In 1990, he returned to North Dakota and worked for about a year at Y93 in Bismarck.

“At that point, I was just done. I was just tired of radio,” he said. “I took a three-month sabbatical and hung out with Grandpa Spilloway in Gackle, N.D. My grandma had just died. I realized I wasn’t going to have a lot of years with him. I think we kind of needed each other then.”

And he started writing, which made him realize how woefully rusty and terrible he was, he said. But he did convince Connie Groop, editor of the Brown County News in Frederick, to publish his column.

“The idea was that I am kind of a slacker at heart,” he said. “If I was, I was going to get paid for it. Plus, the idea was just to force myself to write in a creative vein to polish my skills with the goal to be that I would write some books. So it was my own college — University of Bender.”

And what did he learn at University of Bender?

“If I really revealed something I was almost embarrassed to print, I learned to go ahead and print it anyway,” he said. “I discovered most people share these feelings but don’t really know how to express them. So I think they appreciate when they find someone who does. You don’t even know where the edge is unless you go over, and I’ve gone over more than once.” 

Even when you go too far, he said, readers will welcome you back to see you pick yourself up and see where you’re going next.

'Perfect place'

Bender said his columns never really became political until after the 9/11 terrorist attack. He began to see a lot of things “going the wrong way” in America after that, he said, and began writing about it.

“I just felt if I didn’t express it, I would regret it or just explode,” he said. “That hurt me because now I was a ‘liberal’ columnist.”

Bender said he’s since decided his strength lies in being funny. He was a big fan of the late, longtime North Dakota syndicated columnist and feature writer Wayne Lubenow.
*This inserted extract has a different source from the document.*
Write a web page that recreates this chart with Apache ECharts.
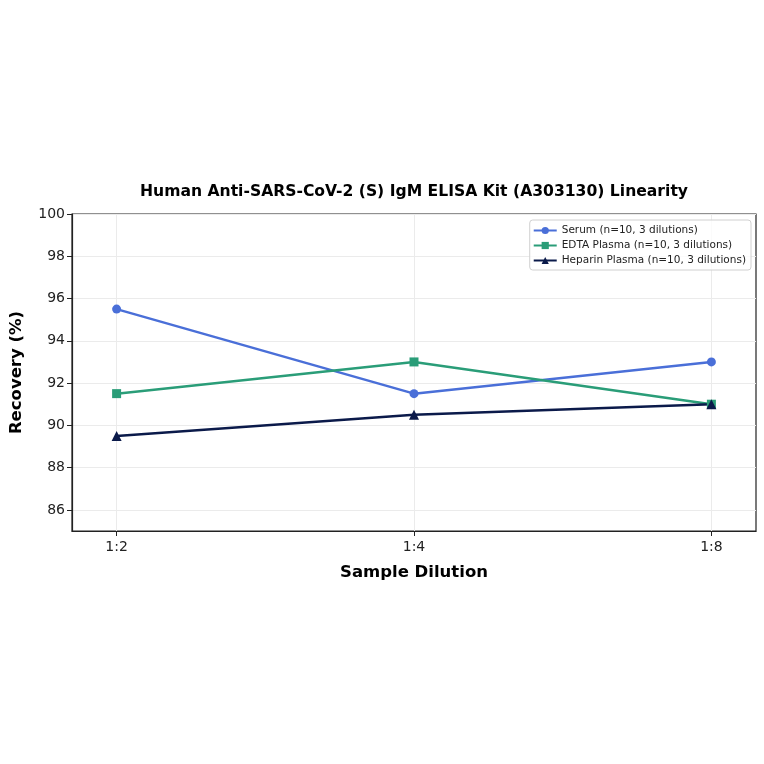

Bender said he realized if he wanted to be political, he needed to be political AND entertaining.

Bender’s column for the Frederick newspaper led him to a brief stint as the police reporter at the Williston Herald. Then he was offered the editor’s job at the Hettinger newspaper.

“The place was losing money and going into receivership, so I thought, ‘This is the perfect place for me,’” Bender said. “I thought I could catch a break there. We won a couple of general excellence awards and when the new company came in, they made me their newest director. That was really a great break for me because it got me into management and kept me writing.” 

Bender said he found he was good at managing a newspaper and not afraid of controversy. 

“I ran just a very sassy newspaper,” he said. “I didn’t really know everything I needed to know, but I lived alone and I didn’t have a drinking problem. So, I had a lot of time to work. And I worked very hard.”

He and Julie bought the Ashley and Wishek newspaper (owned by Redhead Publishing) in 1998. Both towns have populations of less than 1,000 people. 

“It’s always a challenge (for the newspapers) because you don’t have the retail businesses that historically advertised more, so you have to fight a little harder for the income. It’s just always an economic challenge to keep things going,” Bender said.

Bender said he feels good when his newspapers contribute to growth in the community or help steer the community in the right direction.

“The communities that invest — those are the communities that will do well,” he said. “In Wishek and Ashley, I see enough community leaders with that vision. I think we have a chance. Things larger than ourselves will dictate who will survive. But again those communities that are prepared, those are the communities that will have the best chance. I like to think we’ve contributed to the dialogue and the progress. There are times when I look back and think we weren’t as aggressive on an issue. I think we should have or could have done a better job, But I think I’ll probably always think that on anything we do.”

Some advice: Don’t be afraid 

That’s his life as an editor and publisher. In his life as an author, he’s writing more books and working on screenplays — which brings him back to “The Last Ghost Dancer,” and how it came to be.

After the book was rejected, Bender said, he eventually began considering what he should do next.

“I talked to a really good writer friend of mine about this book and he said, ‘Don’t change too much. Be true to the writer you were at this time.’ I thought that was really good. And then I also took something from Mark Twain, who said, ‘Don’t be afraid to kill your darlings.’ And I was a serial killer by the end I finished re-writing.”

Seven edits of a book doesn’t mean it was a flawed book, Bender said. It means the book became what it was destined to be.

“I would never write this book the same way, but I love the way it turned out,” he said.